Does Pinecone support filtering by vector ID?

steve1 · August 23, 2023, 3:04pm

Let’s say I have a set of candidate vector IDs (i.e. from an external system), and I want to sort them by similarity score to a given query. How can I represent this as a Pinecone query?

This does not seem to be well supported by Metadata Filtering, as the docs say

High cardinality consumes more memory: Pinecone indexes metadata to allow
for filtering. If the metadata contains many unique values — such as a unique
identifier for each vector — the index will consume significantly more
memory. Consider using selective metadata indexing to avoid indexing high-cardinality metadata that is not needed for filtering.

Cory_Pinecone · August 23, 2023, 3:11pm

To clarify, you want to run a query using a vector to get similar ones but limit the results to a fixed set of vector IDs. Is that right?

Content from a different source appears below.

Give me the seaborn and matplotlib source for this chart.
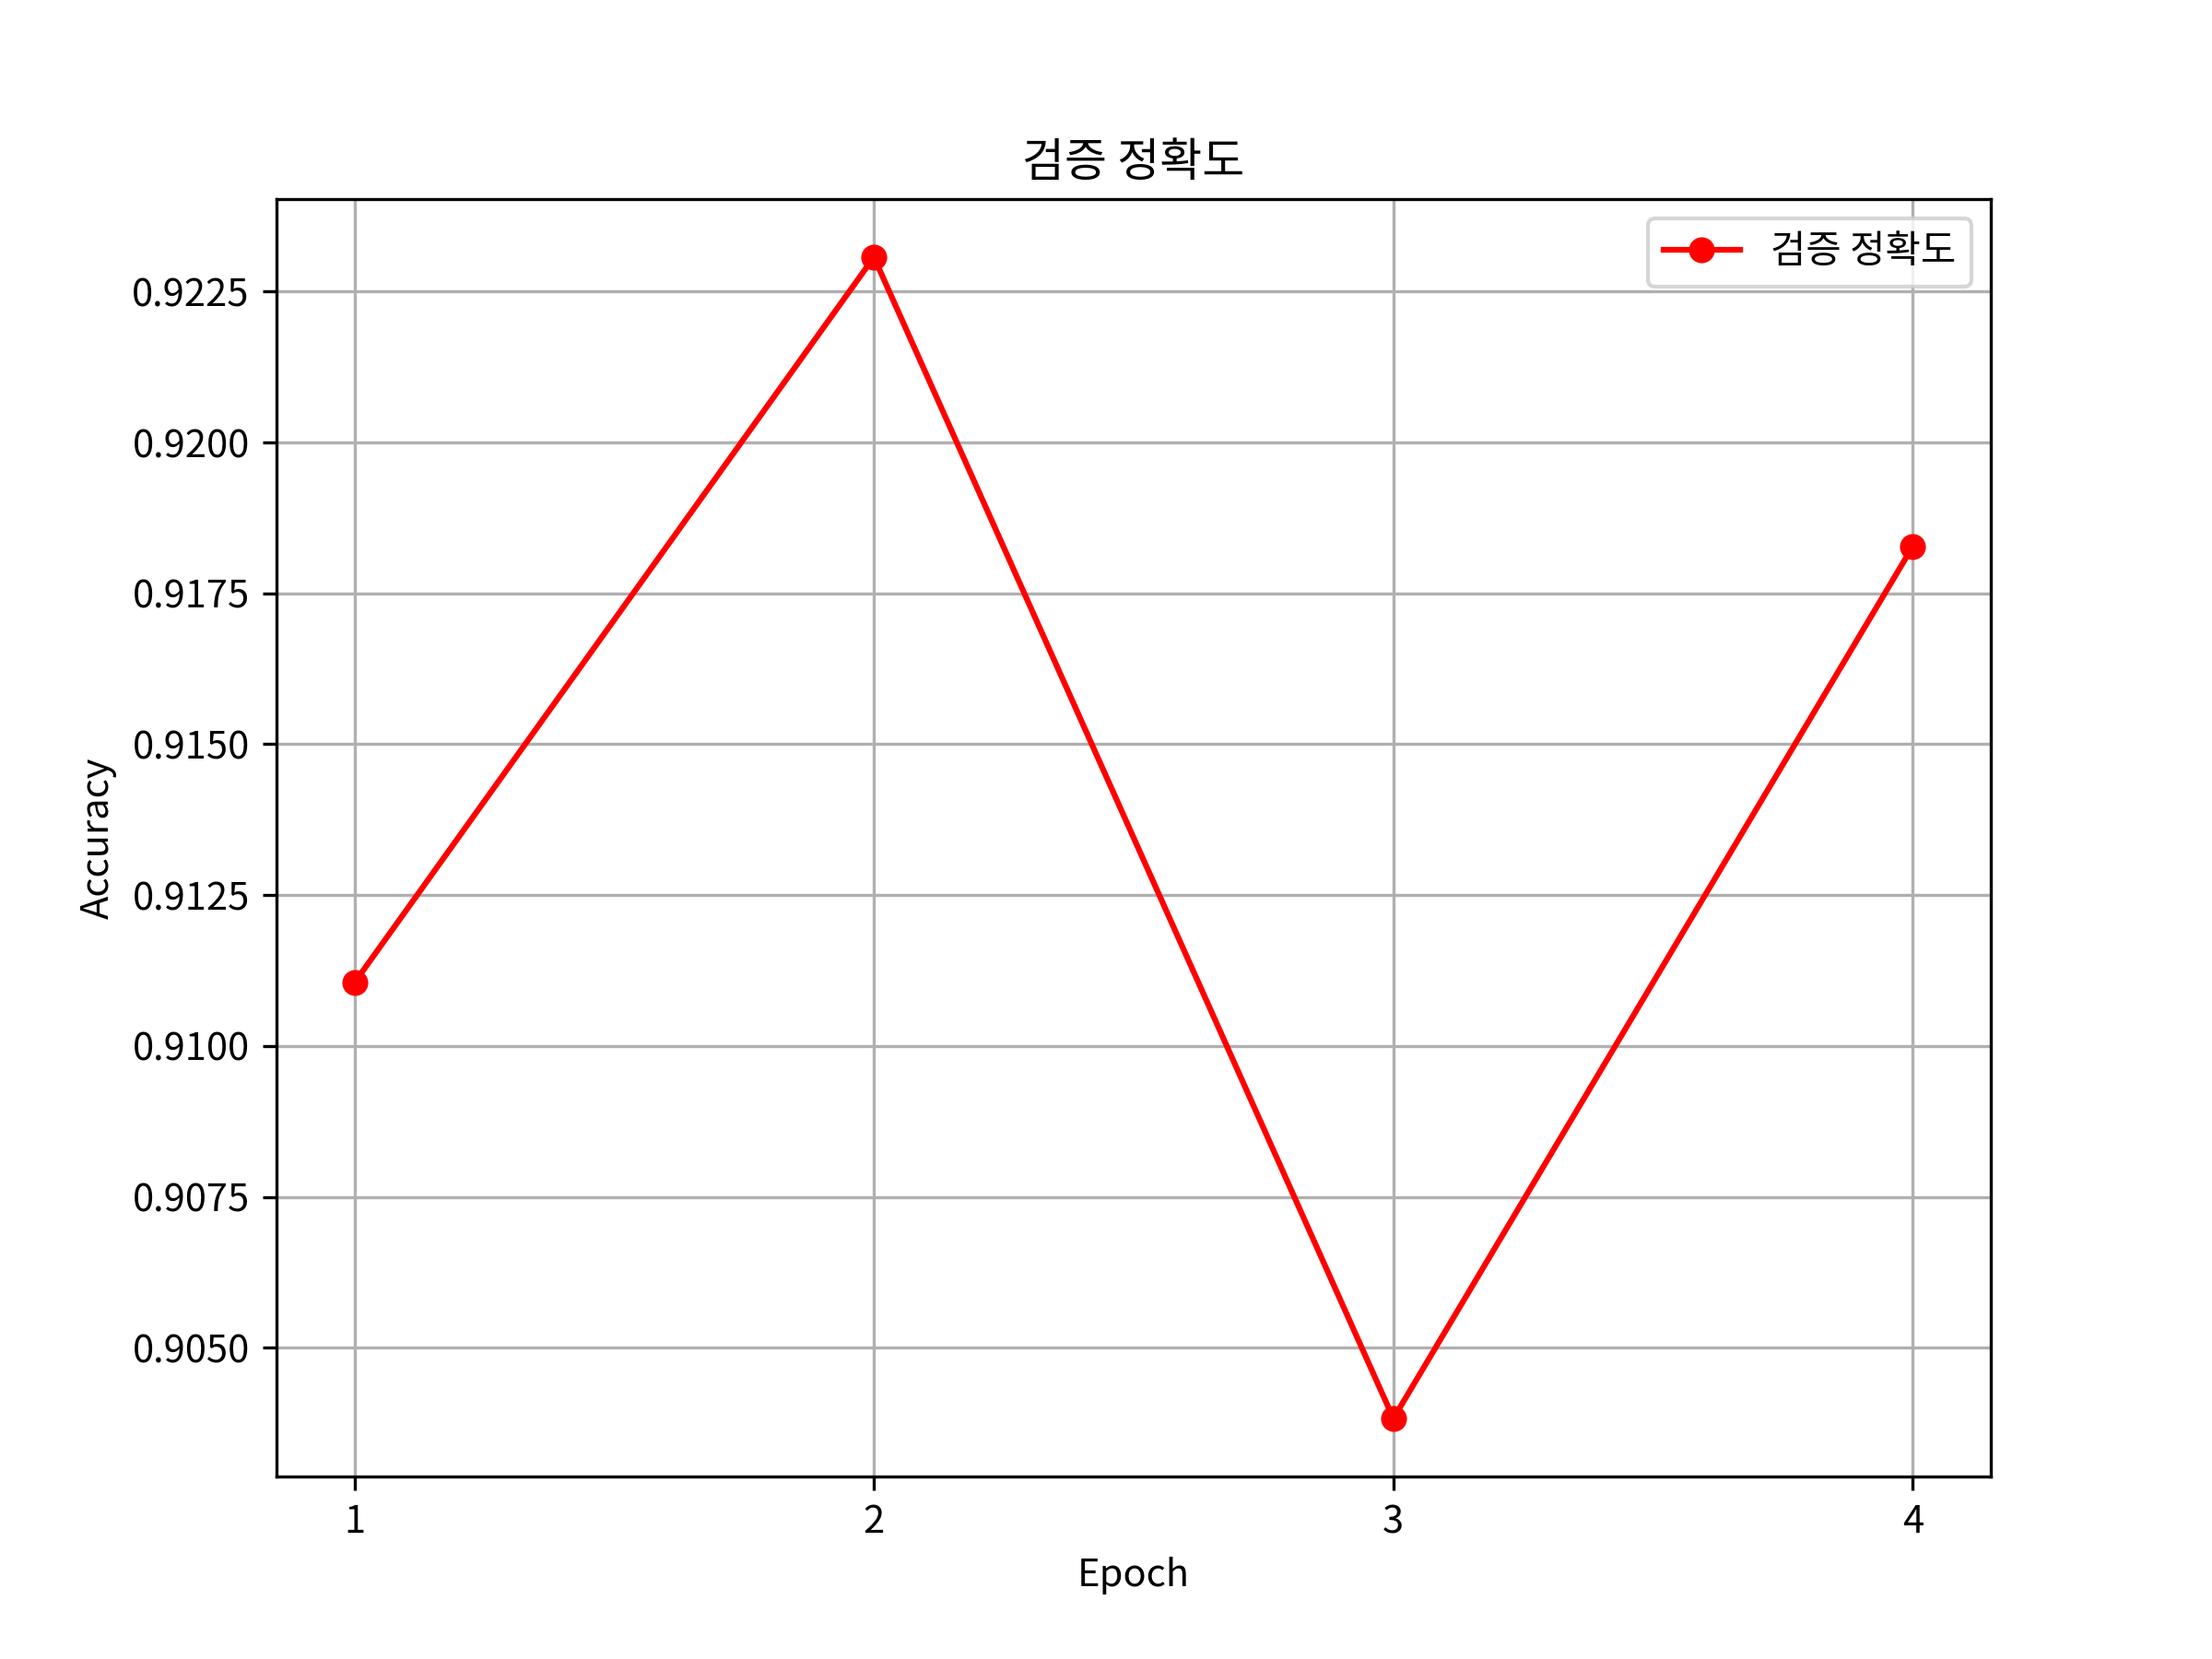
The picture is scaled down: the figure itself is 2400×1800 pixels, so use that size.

steve1 · August 23, 2023, 4:21pm

Hey @Cory_Pinecone , yes that’s exactly right!

Cory_Pinecone · August 23, 2023, 5:26pm

Interesting. Filtering against a list of vector IDs isn’t supported, and as you rightly pointed out, having high cardinality in metadata can impact overall index performance. But there might be an option using sparse-dense vectors, instead. You could encode the vector IDs into the sparse vectors and use that to filter against in the query.

This notebook gives an example of doing something similar, but in e-commerce search when filtering on different types of products. But the principle is basically the same.

steve1 · August 23, 2023, 5:49pm

Thanks for the response, @Cory_Pinecone . So in that case, I would add all of the vector IDs to the query itself? Since I’m already using the sparse vector in this project, I worry that adding in the IDs might make it hard to tune the alpha parameter, but it’s worth a shot.

hetnon.freitas · April 7, 2024, 4:21am

Having the very same challenge here. It’s a bit baffling that this is not readily available as a function.
what I’m doing is returning the vectors based on the ids and calculating the similarity manually and then ranking. solved for me but I’m still in disbelief that this is not implemented yet and I have to do it manually. Feels like I’m doing something wrong.

john2 · May 31, 2024, 6:13pm

Are there any plans to support this in the near future?
This is absolutely a required feature for us and we’ll have to use a different DB if it is not supported.

And since we use sparse vectors for our similarity query (similar to the issue @steve1 had) filtering by ids in the sparse vector isn’t a great workaround for us

john2 · May 31, 2024, 6:16pm

We are also forced to implement the same solution as hetnon, but there is little point to us using pinecone and its vector indexing if we need to calculate all the similarity scores manually.

tjlabs.prod · June 28, 2024, 12:50am

It makes no sense for a vector database to not support this feature, because the whole idea is to not calculate the similarity scores by ourselves

adamdmurphy4 · March 12, 2025, 1:03pm

Any update on this now that Pinecone is serverless? I assume memory isn’t much of an issue anymore. But is query speed slow when you do this filtering?

Did anyone find other vector dbs that support this filtering out of the box?

Qdrant offers filtering as a core feature